Given the fact that these words come from the head of state, he said, they are “clearly a declaration of war.”
The White House disagrees. “We have not declared war on North Korea and frankly the suggestion of that is absurd,” said White House press secretary Sarah Huckabee Sanders during a briefing Monday afternoon. “Our goal is still the same. We continue to seek the peaceful de-nuclearization of the Korean peninsula.”
North Korea has remained technically at war with the United States for decades, since the 1950-53 Korean War ended in a truce not a peace treaty.
Ri said he hoped that the international community would remember that “It was the U.S. who first declared war on our country” and as such, North Korea should defend itself.
“Since the United States declared war on our country, we will have every right to make countermeasures, including the right to shoot down United States strategic bombers even when they are not inside the airspace border of our country.”
WATCH: U.S. President Donald Trump says North Korea’s Foreign Minister Ri Yong Ho and leader Kim Jong Un “won’t be around much longer”
Ri made the statement then returned from his car to the press microphones to add: “In light of the declaration of war by Trump, all options will be on the operations table of the supreme leadership of the DPRK (Democratic Peoples Republic of Korea).”
This is not the first time North Korea has said that the U.S. has declared war on them.

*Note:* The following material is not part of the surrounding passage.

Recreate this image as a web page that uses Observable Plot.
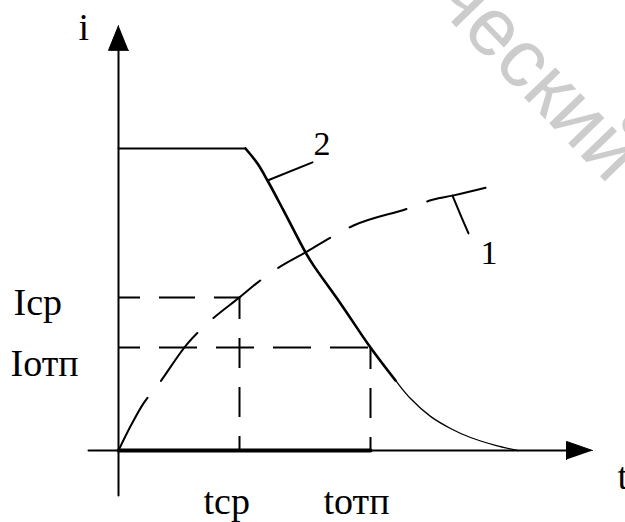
<!DOCTYPE html>
<html>
<head>
<meta charset="utf-8">
<script src="https://cdn.jsdelivr.net/npm/d3@7"></script>
<script src="https://cdn.jsdelivr.net/npm/@observablehq/plot@0.6"></script>
<style>
  html, body { margin: 0; padding: 0; background: #fff; }
  svg { display: block; }
</style>
</head>
<body>
<script>
// ---- data (time units / current units) ----
const curve1T = [0, 3, 6.25, 9.75, 17.25, 23, 30.25, 34.75, 39.75, 46.75, 53, 58.75, 72.25, 78.75, 83.5, 96];
const curve1I = [0, 8, 15.6, 21.5, 35.4, 43, 50.7, 55.6, 60.3, 65.6, 70.5, 74.5, 80.1, 83.1, 84.4, 88.4];

const curve2FlatT = [0, 31.75];
const curve2FlatI = [100, 100];
const curve2T = [31.75, 34.75, 37.25, 41.25, 46.75, 48.75, 55.5, 63, 69.25, 73, 78, 83, 88, 94.25, 99.75];
const curve2I = [100, 95.0, 89.4, 79.5, 65.6, 61.3, 48.7, 34.1, 23.2, 17.2, 11.3, 7.3, 4.3, 1.7, 0];
const thickUntil = 69.25;

const tSr = 30.25, tOtp = 63;      // tср, tотп
const iSr = 50.7, iOtp = 34.1;     // Iср, Iотп

const axisX = [-7.5, 112];
const axisY = [-14.9, 133];
const arrowUpT = [0, -2.5, 2.5];
const arrowUpI = [140.7, 132.5, 132.5];
const arrowRightT = [118.5, 112, 112];
const arrowRightI = [0, 3, -3];

const leader2T = [37.25, 48.5], leader2I = [89.4, 95.4];
const leader1T = [83.5, 85.5, 87.5], leader1I = [84.4, 78, 71.9];

const labels = [
  {t: -26.25, i: 45.0, text: "Iср"},
  {t: -27, i: 24.8, text: "Iотп"},
  {t: 21.25, i: -20.9, text: "tср"},
  {t: 51.25, i: -20.9, text: "tотп"},
  {t: -10, i: 135.8, text: "i"},
  {t: 124.75, i: -12.6, text: "t"}
];
const curveLabels = [
  {t: 48.75, i: 97.7, text: "2"},
  {t: 90.5, i: 61.9, text: "1"}
];
const watermark = [{t: 78, i: 149, text: "ческий"}];

// ---- tables ----
const pts = (T, I) => T.map((t, k) => ({t, i: I[k]}));
const c1 = pts(curve1T, curve1I);
const c2 = pts(curve2T, curve2I);
const c2thick = c2.filter(d => d.t <= thickUntil);

const chart = Plot.plot({
  width: 625,
  height: 522,
  marginTop: 0, marginRight: 0, marginBottom: 0, marginLeft: 0,
  x: {domain: [0, 100], range: [118, 518], axis: null},
  y: {domain: [0, 100], range: [450, 148], axis: null},
  style: {background: "white"},
  marks: [
    // watermark
    Plot.text(watermark, {x: "t", y: "i", text: "text", rotate: 46, textAnchor: "start", lineAnchor: "bottom",
      fontFamily: "Liberation Sans", fontSize: 82, fill: "#cccccc"}),
    // axes
    Plot.line(pts(axisX, [0, 0]), {x: "t", y: "i", stroke: "black", strokeWidth: 2}),
    Plot.line(pts([0, 0], axisY), {x: "t", y: "i", stroke: "black", strokeWidth: 2}),
    Plot.line(pts(arrowUpT, arrowUpI), {x: "t", y: "i", fill: "black", stroke: "black", strokeWidth: 1}),
    Plot.line(pts(arrowRightT, arrowRightI), {x: "t", y: "i", fill: "black", stroke: "black", strokeWidth: 1}),
    // bold time segment
    Plot.line(pts([0, tOtp], [0, 0]), {x: "t", y: "i", stroke: "black", strokeWidth: 4}),
    // reference dashed lines
    Plot.ruleY([iSr], {x1: 0, x2: tSr, stroke: "black", strokeWidth: 2, strokeDasharray: "36,19", strokeDashoffset: 14}),
    Plot.ruleY([iOtp], {x1: 0, x2: tOtp, stroke: "black", strokeWidth: 2, strokeDasharray: "38,19", strokeDashoffset: 16}),
    Plot.ruleX([tSr], {y1: iSr, y2: 0, stroke: "black", strokeWidth: 2, strokeDasharray: "30,19", strokeDashoffset: 8}),
    Plot.ruleX([tOtp], {y1: iOtp, y2: 0, stroke: "black", strokeWidth: 2, strokeDasharray: "30,19", strokeDashoffset: 8}),
    // curve 1 (dashed)
    Plot.line(c1, {x: "t", y: "i", curve: "monotone-x", stroke: "black", strokeWidth: 2, strokeDasharray: "60,22"}),
    // curve 2
    Plot.line(pts(curve2FlatT, curve2FlatI), {x: "t", y: "i", stroke: "black", strokeWidth: 2}),
    Plot.line(c2, {x: "t", y: "i", curve: "catmull-rom", stroke: "black", strokeWidth: 1.3}),
    Plot.line(c2thick, {x: "t", y: "i", curve: "catmull-rom", stroke: "black", strokeWidth: 2.6}),
    // leaders
    Plot.line(pts(leader2T, leader2I), {x: "t", y: "i", stroke: "black", strokeWidth: 2}),
    Plot.line(pts(leader1T, leader1I), {x: "t", y: "i", curve: "natural", stroke: "black", strokeWidth: 2}),
    // labels
    Plot.text(labels, {x: "t", y: "i", text: "text", textAnchor: "start", lineAnchor: "bottom",
      fontFamily: "Liberation Serif", fontSize: 38, fill: "black"}),
    Plot.text(curveLabels, {x: "t", y: "i", text: "text", textAnchor: "start", lineAnchor: "bottom",
      fontFamily: "Liberation Serif", fontSize: 34, fill: "black"})
  ]
});
document.body.appendChild(chart);
</script>
</body>
</html>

In 2016, they claimed that U.S. sanctions amounted to war.
They also once said that South Korean propaganda broadcasts were declarations of war, as was a policy of a preemptive strike.
The increasingly heated rhetoric between Trump and North Korean leader Kim Jong Un is raising fears of a risk of a miscalculation by one side or the other that could have massive repercussions.
China called on Monday for all sides in the North Korea missile crisis to show restraint and not “add oil to the flames.” China is North Korea’s major trading partner.
Asked how concerned China was the war of words between Trump and North Korea could get out of control, Foreign Ministry spokesman Lu Kang described the situation as highly complex and sensitive.
It was vitally important everyone strictly, fully and correctly implemented all North Korea related U.N. resolutions, Lu said, resolutions which call for both tighter sanctions and efforts to resume dialogue.
WATCH: South Korean foreign minister says North Korea ‘likely’ to conduct further provocations
All sides should “not further irritate each other and add oil to the flames of the tense situation on the peninsula at present”, Lu told a daily news briefing.
“We hope all sides do not continue doing things to irritate each other and should instead exercise restraint.”